株式会社エクスイズムが主催するセミナー「ePub3.0 標準化の行方」セミナーに参加しました。概要は以下の通りです:
- 日時: 2011 年 3 月 29 日 (火) 18:30-20:30
- 場所: 市ヶ谷健保会館
- 参加料: 無料
- Ustream: CAS-UB-EPUB-SEMINAR 03/29/11
- Twitter Hashtag: #epub_cas
第一部「ePub 3.0 仕様の行方」についてまとめます。スピーカーはアンテナハウス代表取締役社長 小林徳滋さんです。
ePub おさらい
ePub は IDPF によって策定されている。
ePub 作成ソフトとしては sigil が有名。
Amazon は ePub から Kindle 形式へ変換する KindleGen を公開している。また、ePub 入稿も受け付けている。
ePub の歴史
- 1999 年: ePub の元になる OEB ができる
- 2007 年: ePub2.0 策定
- 2009 年: Sony Reader が採用
- 2010 年: iBooks (iBook Store) が採用
ePub の現状
日本の電子書籍において、epub の割り合いは小さい。日本における電子書籍の大半は、シャープの XMDF と ボイジャーの .book の 2 形式が大勢を占めている。
epub 劣勢の大きな理由は、販売流通ルートが未開拓なため。
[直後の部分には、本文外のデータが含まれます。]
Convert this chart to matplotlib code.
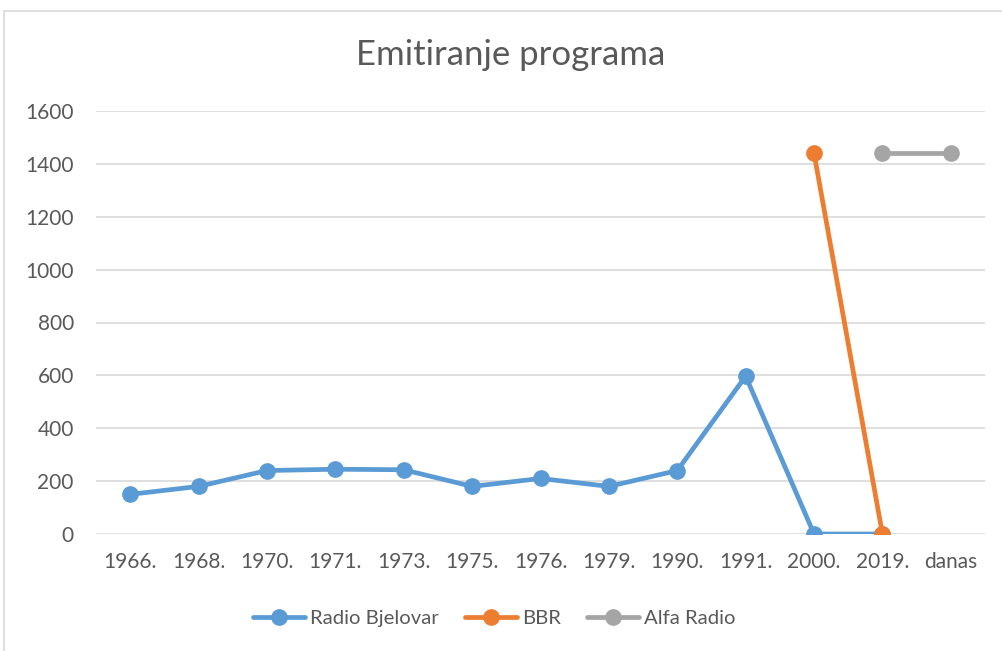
import matplotlib

matplotlib.use("Agg")
import matplotlib.pyplot as plt
import numpy as np
from matplotlib.patches import Rectangle

categories = ["1966.", "1968.", "1970.", "1971.", "1973.", "1975.", "1976.",
              "1979.", "1990.", "1991.", "2000.", "2019.", "danas"]
radio_bjelovar = [150, 180, 240, 245, 243, 180, 210, 180, 240, 597, 0, 0, None]
bbr = [None] * 10 + [1440, 0, None]
alfa_radio = [None] * 11 + [1440, 1440]

BLUE = "#5B9BD5"
ORANGE = "#ED7D31"
GRAY = "#A5A5A5"
TEXT = "#595959"

plt.rcParams["font.family"] = ["Lato", "DejaVu Sans"]

fig = plt.figure(figsize=(10.03, 6.51), dpi=100)
fig.patches.append(Rectangle((4 / 1003, -0.1), 1.2, 1.1 - 11 / 651,
                             transform=fig.transFigure, fill=False,
                             ec="#D9D9D9", lw=1.2))

ax = fig.add_axes([96 / 1003, 117 / 651, 889 / 1003, 423 / 651])
x = np.arange(len(categories))


def series(vals):
    return np.array([np.nan if v is None else v for v in vals], float)


kw = dict(lw=3.4, marker="o", ms=11, solid_capstyle="round")
ax.plot(x, series(radio_bjelovar), color=BLUE, label="Radio Bjelovar", **kw)
ax.plot(x, series(bbr), color=ORANGE, label="BBR", **kw)
ax.plot(x, series(alfa_radio), color=GRAY, label="Alfa Radio", **kw)

ax.set_xlim(-0.5, len(categories) - 0.5)
ax.set_ylim(0, 1600)
ax.set_yticks(range(0, 1601, 200))
ax.set_xticks(x)
ax.set_xticklabels(categories)
ax.grid(True, axis="y", color="#D9D9D9", lw=1.2)
ax.set_axisbelow(True)
for s in ax.spines.values():
    s.set_visible(False)
ax.tick_params(length=0, labelsize=15, labelcolor=TEXT)
ax.tick_params(axis="y", pad=16)
ax.tick_params(axis="x", pad=13)

fig.text(511 / 1003, 1 - 55 / 651, "Emitiranje programa", ha="center",
         va="center", fontsize=25, color=TEXT)

ax.legend(loc="center", bbox_to_anchor=((494 - 96) / 889, -(618 - 534) / 423),
          ncol=3, frameon=False, fontsize=14.6, labelcolor=TEXT,
          handlelength=2.56, columnspacing=1.3, handletextpad=0.25)

fig.savefig("out.png", dpi=100)
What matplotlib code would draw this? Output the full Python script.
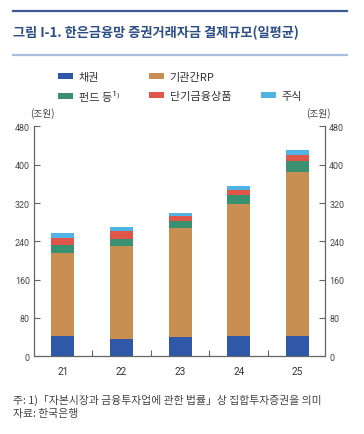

epub の大手販売店と言える、アップルの iBook Store や Google の Google eブックストアが日本上陸していない。epub を読める Reader に、Sony Reader もあるが、epub の販売はしていない (XMDF 書籍を販売)。
なお、日本の電子書籍市場の大半はコミック (まんが) が占めている。
代表的な Reader — Adobe Digital Editions
Windows で使える代表的なリーダーは Adobe の Digital Editions。
実際に使ってみると、「マージンがちゃんと取れない」「配置が綺麗でない」「括弧と文字の間が離れている」「行末が揃っていない」等、不満点が多い。
ePub3.0
ePub3.0 の歴史
- 2010-05-24: ePub 3 仕様策定グループ結成 (最初は ePub 2.1 を作る予定だった)
- 2011-02-15: First Public Draft が公開
- 2011-05-15: 策定予定
ePub3.0 には日本語テキスト・レイアウトに関する要求仕様が含まれた。
ePub 2.0 vs 3.0
EPUB2.0 | EPUB3.0 | |
---|---|---|
Text | XHTML1.0 | HTML5 |
Style | CSS 2.0 | CSS 3.0 |
Navigation | NCX | HTML5 nav 要素 |
SVG | 画像として挿入 | 文章本体で利用可能 |
MathML | オプション | 必須 |
SVG が「文章本体」で利用可能になるということは、コミックなどでの利用が期待される。
ePub3.0 では日本語組版能力も向上: 縦組指定・禁則処理・約物の詰め処理・圏点・ルビ。また、Text to Speach 機能、Media Overlays 機能などオーディオ・ブックとしての機能も強化される。
ePub の市場
ePub 書籍の流通市場は Adobe, Google の書籍サービス開始に依存するだろう。
感想
ePub について、断片的な情報しか私は持っていませんでした。今回のセミナーに参加することで、ePub の現状について大まかに知ることができました。特に ePub の大手流通市場が「ない」というのは、このセミナーで初めて知り参考になりました。
セミナーの最後で ブクログのパブーが ePub 販売をしているそうなので、試してみたいと思いました。